しかも、ドライブどころか車を動かすことさえできない。石油を輸入に頼っている国では、貴重なガソリンは飛行機や戦車が優先で、一般庶民は簡単に手に入れることはできなくなったのである。
「この非常時にガソリンを消費する自家用車に乗っている人間は非国民だ!」と、イタリアで言ったかどうかは知らないが、以前のように自由にガソリンが手に入る時代では無くなってしまったのだ。
ガソリン不足に対応した木炭ガス。
そこで登場するのが、このフィアット 1500の後部に付けられている装置である。これは、木炭ガス発生装置で、タンクに見えるものは木炭を燃やすボイラーだ。
ここで木炭を燃やし、発生した一酸化炭素などの可燃性ガスをエンジンのキャブレターに送って車を走らせるという仕掛けになっている。
この仕掛けは、第二次世界大戦中は各国で代用燃料として推奨され、利用されていた。木炭ガス発生装置を取り付け、既存のガソリンエンジンに発生したガスを導くだけだから、改造は比較的簡単である。日本でも多くの路線バスが木炭バスに改造されて街なかを走っていた。懐かしく思い出す人もまだいるかもしれない。
ところが、この木炭ガスはガソリンと比べて極端に力が出ない。日本では、木炭バスが登り坂になると動かなくなり、乗客たちが降りてバスの後ろを押すという光景がよく見られたらしい。
このフィアット1500も同様だったと思われる。

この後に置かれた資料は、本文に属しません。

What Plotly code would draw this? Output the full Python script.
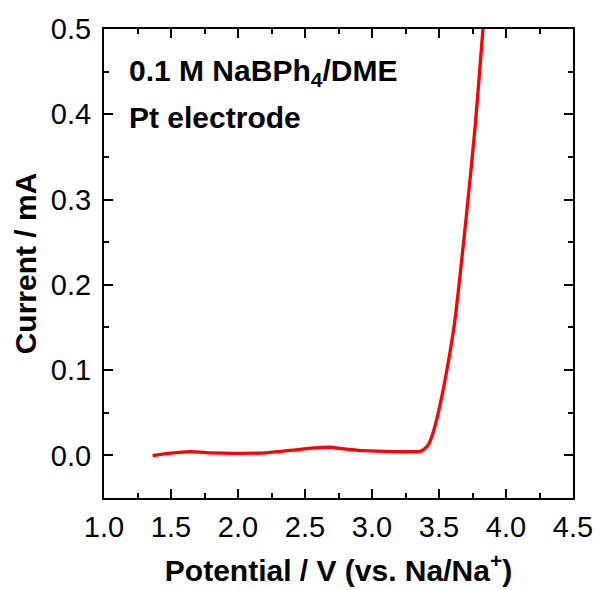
import plotly.graph_objects as go

potential = [1.363, 1.50, 1.642, 1.80, 1.965, 2.214, 2.463, 2.60, 2.687, 2.80, 2.935, 3.184, 3.30, 3.358, 3.385, 3.42, 3.458, 3.502, 3.552, 3.614, 3.697, 3.771, 3.828, 3.845]
current = [-0.0004, 0.0025, 0.0043, 0.0030, 0.0024, 0.0030, 0.0071, 0.0090, 0.0095, 0.0075, 0.0055, 0.0043, 0.0043, 0.0046, 0.0068, 0.0122, 0.0278, 0.0552, 0.0942, 0.1529, 0.270, 0.3874, 0.500, 0.53]

x_ticks = [1.0, 1.5, 2.0, 2.5, 3.0, 3.5, 4.0, 4.5]
y_ticks = [0.0, 0.1, 0.2, 0.3, 0.4, 0.5]

FONT = "Liberation Sans, Arial, sans-serif"

fig = go.Figure()
fig.add_trace(go.Scatter(x=potential, y=current, mode="lines",
                         line=dict(color="#ff0000", width=3.3, shape="spline", smoothing=0.7),
                         showlegend=False))

axis_common = dict(showline=True, linecolor="black", linewidth=2, mirror="ticks",
                   ticks="inside", ticklen=9, tickwidth=2, tickcolor="black",
                   showgrid=False, zeroline=False, automargin=False,
                   tickfont=dict(family=FONT, size=29, color="black"))

fig.update_xaxes(range=[1.0, 4.5], tickvals=x_ticks, ticktext=[f"{v:.1f}" for v in x_ticks],
                 minor=dict(ticks="inside", ticklen=5, tickwidth=2, tickcolor="black", dtick=0.25),
                 ticklabelstandoff=2,
                 title=dict(text="Potential / V (vs. Na/Na<sup>+</sup>)",
                            font=dict(family=FONT, size=30, color="black", weight="bold"), standoff=18),
                 **axis_common)
fig.update_yaxes(range=[-0.05, 0.5], tickvals=y_ticks, ticktext=[f"{v:.1f}" for v in y_ticks],
                 minor=dict(ticks="inside", ticklen=5, tickwidth=2, tickcolor="black", dtick=0.05),
                 ticklabelstandoff=5,
                 title=dict(text="Current / mA",
                            font=dict(family=FONT, size=30, color="black", weight="bold"), standoff=5),
                 **axis_common)

fig.add_annotation(xref="paper", yref="paper", x=0.05, y=0.908, xanchor="left", yanchor="middle",
                   text="<b>0.1 M NaBPh<sub>4</sub>/DME</b>", showarrow=False,
                   font=dict(family=FONT, size=30, color="black"))
fig.add_annotation(xref="paper", yref="paper", x=0.05, y=0.812, xanchor="left", yanchor="middle",
                   text="<b>Pt electrode</b>", showarrow=False,
                   font=dict(family=FONT, size=30, color="black"))

fig.update_layout(width=600, height=590, margin=dict(l=104, r=27, t=29, b=92),
                  plot_bgcolor="white", paper_bgcolor="white")

fig.write_html("out.html")
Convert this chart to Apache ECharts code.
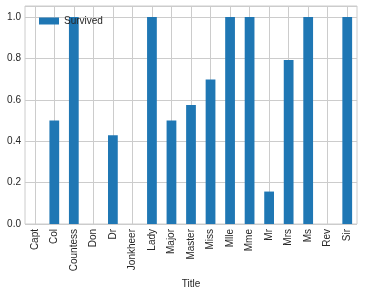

走るのが精一杯で、スピードを出して走るなんてことはできなかっただろう。戦争であるからしょうがないと言えばそれまでだが、風洞実験までして作り上げたスマートな流線型が活かされないことになってしまったのである。
流線型から普通のスタイルへ。
そして1940年には、改良版のフィアット1500Cが登場するが、フロントのデザインが大きく変わる。昔の車のデザインが採用され、フロントグリルは高く、直立することになる。なめらかな流線型ではなくなってしまうのである。思い切りスピードを出せるわけではないのだから、昔のままでいいということになったのだろうか。
結局、フィアット1500は、戦争終結後の1950年まで生産され続けた。その間1500D、Eと新たなモデルが投入され、内部のメカニズムやボディ形状には改良がさらに加えられた。しかし、フロントのデザインは1500C以降変えられることはなかった。
風洞実験まで行って生み出した空気抵抗を減らしたスタイルも、時代の流れには抵抗できなかったのである。